三月二十一日,召公谐殷民、戒成王而作《召诰》。

公元-1036年 月份不详
三月二十一日,召公谐殷民、戒成王而作《召诰》

伏生二十八篇《今文尚书》、孔壁本《古文尚书》皆有《召浩》《书序》云:“成王在丰,欲宅洛邑,使召公先相宅,作《召诰》。”郑玄说:“召公见众殷之民大作,周公德隆功成,有反政之期,而欲显之,因大戒天下,故与诸侯出取币,使戒成王立于位,以其命赐周公。"(尚书·召浩》孔疏引)伪孔传云:“召公成王新即政,因相宅以作浩。”蔡沈《书集传》云:“洛邑既成,成王始政。召公周公之归,作书致告,达之于王。……以召公之书,因以《召浩》名篇。

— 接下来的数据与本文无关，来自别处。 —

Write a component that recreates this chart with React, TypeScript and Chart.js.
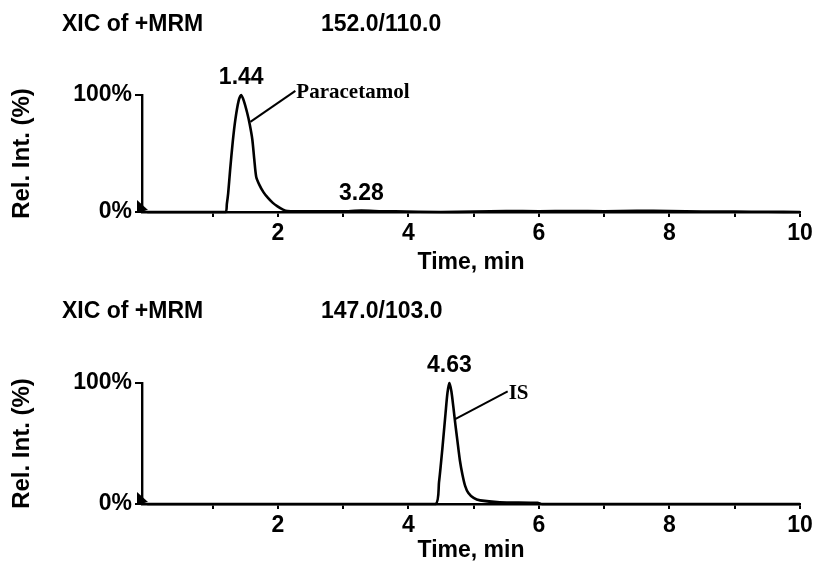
import React, { useEffect, useRef } from "react";
import { Chart, registerables } from "chart.js";

Chart.register(...registerables);

// ---------- data ----------
const xTickValues = [1, 2, 3, 4, 5, 6, 7, 8, 9, 10];
const xLabelledTicks = [2, 4, 6, 8, 10];
const yTickValues = [0, 100];
const yTickLabels = ["0%", "100%"];
const xAxisTitle = "Time, min";
const yAxisTitle = "Rel. Int. (%)";

const topTitle = "XIC of +MRM";
const topTransition = "152.0/110.0";
const topTime = [0, 1.0, 1.2, 1.22, 1.24, 1.27, 1.31, 1.35, 1.4, 1.44, 1.48, 1.53, 1.57, 1.61, 1.64, 1.67, 1.72, 1.78, 1.85, 1.92, 1.99, 2.08, 2.15, 2.5, 3.0, 3.28, 3.6, 3.8, 4.5, 5.0, 5.5, 6.0, 6.5, 7.0, 7.5, 8.0, 8.5, 9.0, 9.5, 10.0];
const topIntensity = [0, 0, 0, 7, 16, 36, 60, 79, 95, 100, 95, 85, 75, 62, 45, 30, 23, 17, 12, 8, 5, 2, 0.8, 0.5, 0.6, 1.2, 0.6, 0.5, 0, 0.3, 0.8, 0.6, 0.9, 0.7, 1.0, 0.9, 0.4, 0.3, 0.2, 0];
const topPeakTimes = [1.44, 3.28];
const topPeakHeights = [100, 1.2];
const topCompound = "Paracetamol";
const topCompoundAt = [1.58, 77];

const bottomTitle = "XIC of +MRM";
const bottomTransition = "147.0/103.0";
const bottomTime = [0, 4.0, 4.42, 4.47, 4.52, 4.57, 4.6, 4.63, 4.66, 4.69, 4.72, 4.75, 4.79, 4.83, 4.87, 4.92, 5.0, 5.1, 5.4, 5.98, 6.05, 7.0, 8.0, 9.0, 10.0];
const bottomIntensity = [0, 0, 0, 18, 45, 75, 92, 100, 93, 80, 66, 53, 36, 24, 15, 9, 5, 3, 1.5, 1, 0, 0, 0, 0, 0];
const bottomPeakTimes = [4.63];
const bottomPeakHeights = [100];
const bottomCompound = "IS";
const bottomCompoundAt = [4.71, 70];

const FONT = "'Liberation Sans', Arial, sans-serif";

type Panel = {
  title: string;
  transition: string;
  time: number[];
  intensity: number[];
  peakTimes: number[];
  peakHeights: number[];
  compound: string;
  compoundAt: number[];
  leader: number[];
  padTop: number;
  xAxisH: number;
  xTitlePad: number;
  titleY: number;
  dottedY: boolean;
};

const panels: Panel[] = [
  {
    title: topTitle, transition: topTransition, time: topTime, intensity: topIntensity,
    peakTimes: topPeakTimes, peakHeights: topPeakHeights, compound: topCompound, compoundAt: topCompoundAt,
    leader: [45, -31], padTop: 95, xAxisH: 70, xTitlePad: 6, titleY: 25, dottedY: true,
  },
  {
    title: bottomTitle, transition: bottomTransition, time: bottomTime, intensity: bottomIntensity,
    peakTimes: bottomPeakTimes, peakHeights: bottomPeakHeights, compound: bottomCompound, compoundAt: bottomCompoundAt,
    leader: [53, -28], padTop: 101, xAxisH: 60, xTitlePad: 0, titleY: 30, dottedY: false,
  },
];

function ChromPanel({ p }: { p: Panel }) {
  const ref = useRef<HTMLCanvasElement | null>(null);
  useEffect(() => {
    if (!ref.current) return;
    const overlay = {
      id: "overlay",
      afterDraw(chart: any) {
        const ctx = chart.ctx;
        const xs = chart.scales.x;
        const ys = chart.scales.y;
        ctx.save();
        ctx.fillStyle = "#000";
        ctx.strokeStyle = "#000";
        // header
        ctx.font = `bold 23px ${FONT}`;
        ctx.textBaseline = "middle";
        ctx.textAlign = "left";
        ctx.fillText(p.title, 62, p.titleY);
        ctx.fillText(p.transition, 321, p.titleY);
        // peak labels
        ctx.textAlign = "center";
        p.peakTimes.forEach((t, i) => {
          ctx.fillText(t.toFixed(2), xs.getPixelForValue(t), ys.getPixelForValue(p.peakHeights[i]) - 17);
        });
        // compound leader + label
        const sx = xs.getPixelForValue(p.compoundAt[0]);
        const sy = ys.getPixelForValue(p.compoundAt[1]);
        const ex = sx + p.leader[0];
        const ey = sy + p.leader[1];
        ctx.lineWidth = 2;
        ctx.beginPath();
        ctx.moveTo(sx, sy);
        ctx.lineTo(ex, ey);
        ctx.stroke();
        ctx.font = `bold 21px 'Liberation Serif', 'Times New Roman', serif`;
        ctx.textAlign = "left";
        ctx.fillText(p.compound, ex + 1, ey + 2);
        // pointer triangle at origin
        const ox = chart.chartArea.left;
        const oy = chart.chartArea.bottom;
        ctx.beginPath();
        ctx.moveTo(ox - 5, oy - 12);
        ctx.lineTo(ox + 6, oy - 2);
        ctx.lineTo(ox - 5, oy + 1);
        ctx.closePath();
        ctx.fill();
        ctx.restore();
      },
    };
    const chart = new Chart(ref.current, {
      type: "line",
      data: {
        datasets: [
          {
            data: p.time.map((t, i) => ({ x: t, y: p.intensity[i] })),
            borderColor: "#000",
            borderWidth: 2.6,
            pointRadius: 0,
            tension: 0.25,
            borderJoinStyle: "round",
            fill: false,
            clip: false as any,
          },
        ],
      },
      options: {
        animation: false,
        responsive: false,
        events: [],
        layout: { padding: { top: p.padTop, right: 19, left: 0, bottom: 0 } },
        plugins: { legend: { display: false }, tooltip: { enabled: false } },
        scales: {
          x: {
            type: "linear",
            min: -0.08,
            max: 10,
            afterBuildTicks: (s: any) => {
              s.ticks = xTickValues.map((v) => ({ value: v }));
            },
            afterFit: (s: any) => {
              s.height = p.xAxisH;
            },
            border: { color: "#000", width: 2.6 },
            grid: { drawOnChartArea: false, drawTicks: true, tickLength: 5, color: "#000", lineWidth: 2 },
            ticks: {
              color: "#000",
              padding: 3,
              maxRotation: 0,
              autoSkip: false,
              font: { family: FONT, size: 23, weight: "bold" },
              callback: (v: any) => (xLabelledTicks.includes(Number(v)) ? String(v) : ""),
            },
            title: {
              display: true,
              text: xAxisTitle,
              color: "#000",
              font: { family: FONT, size: 23, weight: "bold" },
              padding: { top: 0, bottom: p.xTitlePad },
            },
          },
          y: {
            type: "linear",
            min: 0,
            max: 100,
            afterBuildTicks: (s: any) => {
              s.ticks = yTickValues.map((v) => ({ value: v }));
            },
            afterFit: (s: any) => {
              s.width = 142;
            },
            border: { color: "#000", width: 2.4, dash: p.dottedY ? [2, 1] : [] },
            grid: { drawOnChartArea: false, drawTicks: true, tickLength: 7, color: "#000", lineWidth: 2 },
            ticks: {
              color: "#000",
              padding: 3,
              font: { family: FONT, size: 23, weight: "bold" },
              callback: (v: any) => yTickLabels[yTickValues.indexOf(Number(v))] ?? "",
            },
            title: {
              display: true,
              text: yAxisTitle,
              color: "#000",
              font: { family: FONT, size: 24, weight: "bold" },
              padding: { top: 8, bottom: 0 },
            },
          },
        },
      },
      plugins: [overlay],
    } as any);
    return () => chart.destroy();
  }, [p]);
  return <canvas ref={ref} width={819} height={282} style={{ display: "block", width: 819, height: 282 }} />;
}

export default function App() {
  return (
    <div style={{ position: "fixed", left: 0, top: 0, width: 819, height: 564, overflow: "hidden", background: "#fff" }}>
      {panels.map((p, i) => (
        <ChromPanel key={i} p={p} />
      ))}
    </div>
  );
}
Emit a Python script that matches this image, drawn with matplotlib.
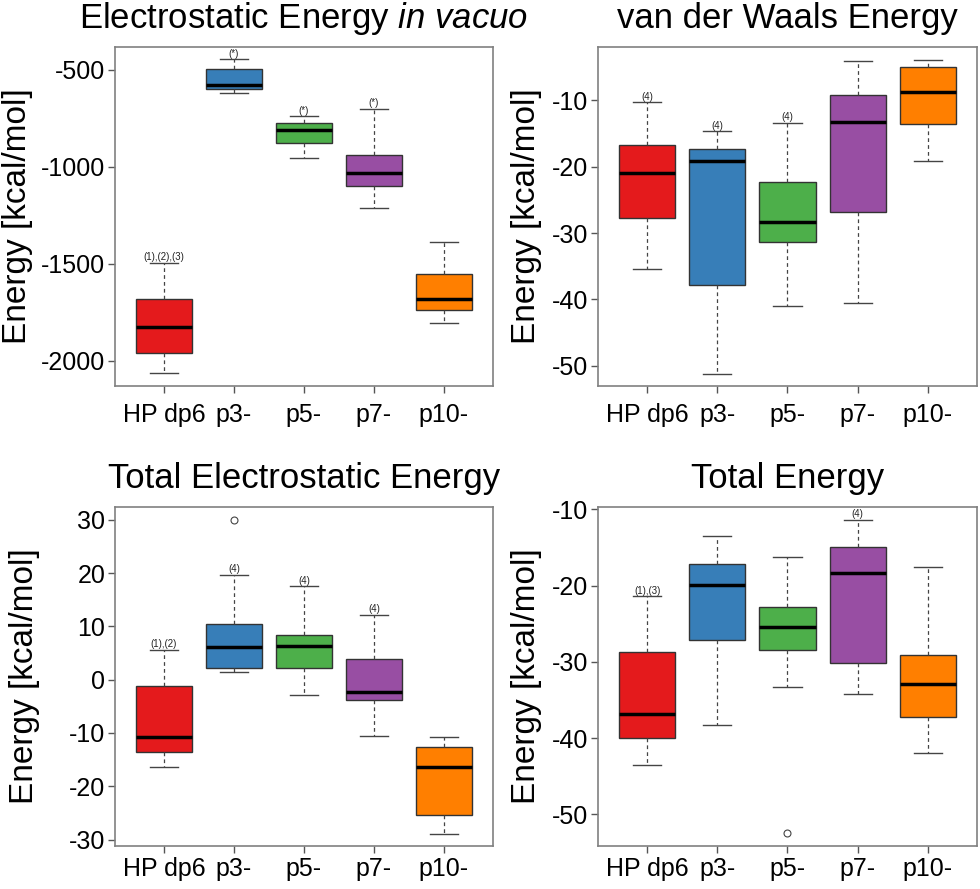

”凡此皆以为《召浩》所录是召公的诰辞。从内容来看,开头一段的叙事之辞,为史官所加,以说明召公作浩的背景。因此,王国维《殷周制度论》说:“此篇乃召公之言,而史逸书之以浩天下。” (《观堂集林》,中华书局1959年版,第476—477页)史记·周本纪》云:“周公行政七年,成王长,周公反政于成王,北面就群臣之位。成王在丰,便召公复营洛地,如武王之意。周公复卜申视,卒营筑,居九鼎焉。曰:‘此天下之中,四方人贡道里均。’作《召诰》《洛诰》。”《鲁周公世家》云:“成王七年二月乙未,王朝步自周,至丰,使太保召公先之雒相土。”是司马以为《召浩》作于洛邑既成,即周公摄政七年。曾运乾《尚书正读》史记汉书·律历志》,也断《召诰》作于周公摄政七年(中华书局1964年版,第190页)。至于《召诰》具体的作时,文中有明文:“惟二月既望,越六日乙未,王朝步自周,则于于丰。惟太保周公相宅。越若来三月,惟丙午朏。越三日戊申,太保朝至于洛,卜宅。……越三日庚戌,太保乃以庶殷攻位于洛汭。越五日甲寅,位成。若翼日乙卯,周公朝至于洛,则达观于新邑营。越三日丁巳,用牲于郊,牛二。越翼日戊午,乃社于新邑,牛一,羊一,豕一。越七日甲子,周公乃朝用书,命庶殷侯、甸、男邦伯。厥既命殷庶,庶殷丕作。大保乃以庶邦冢君出取币,乃复入,锡周公曰云云。”据孔疏推算,周公摄政七年三月五日召公到达洛邑,三月二十一日作诰。故知《召诰》作于周公摄政七年三月二十一日。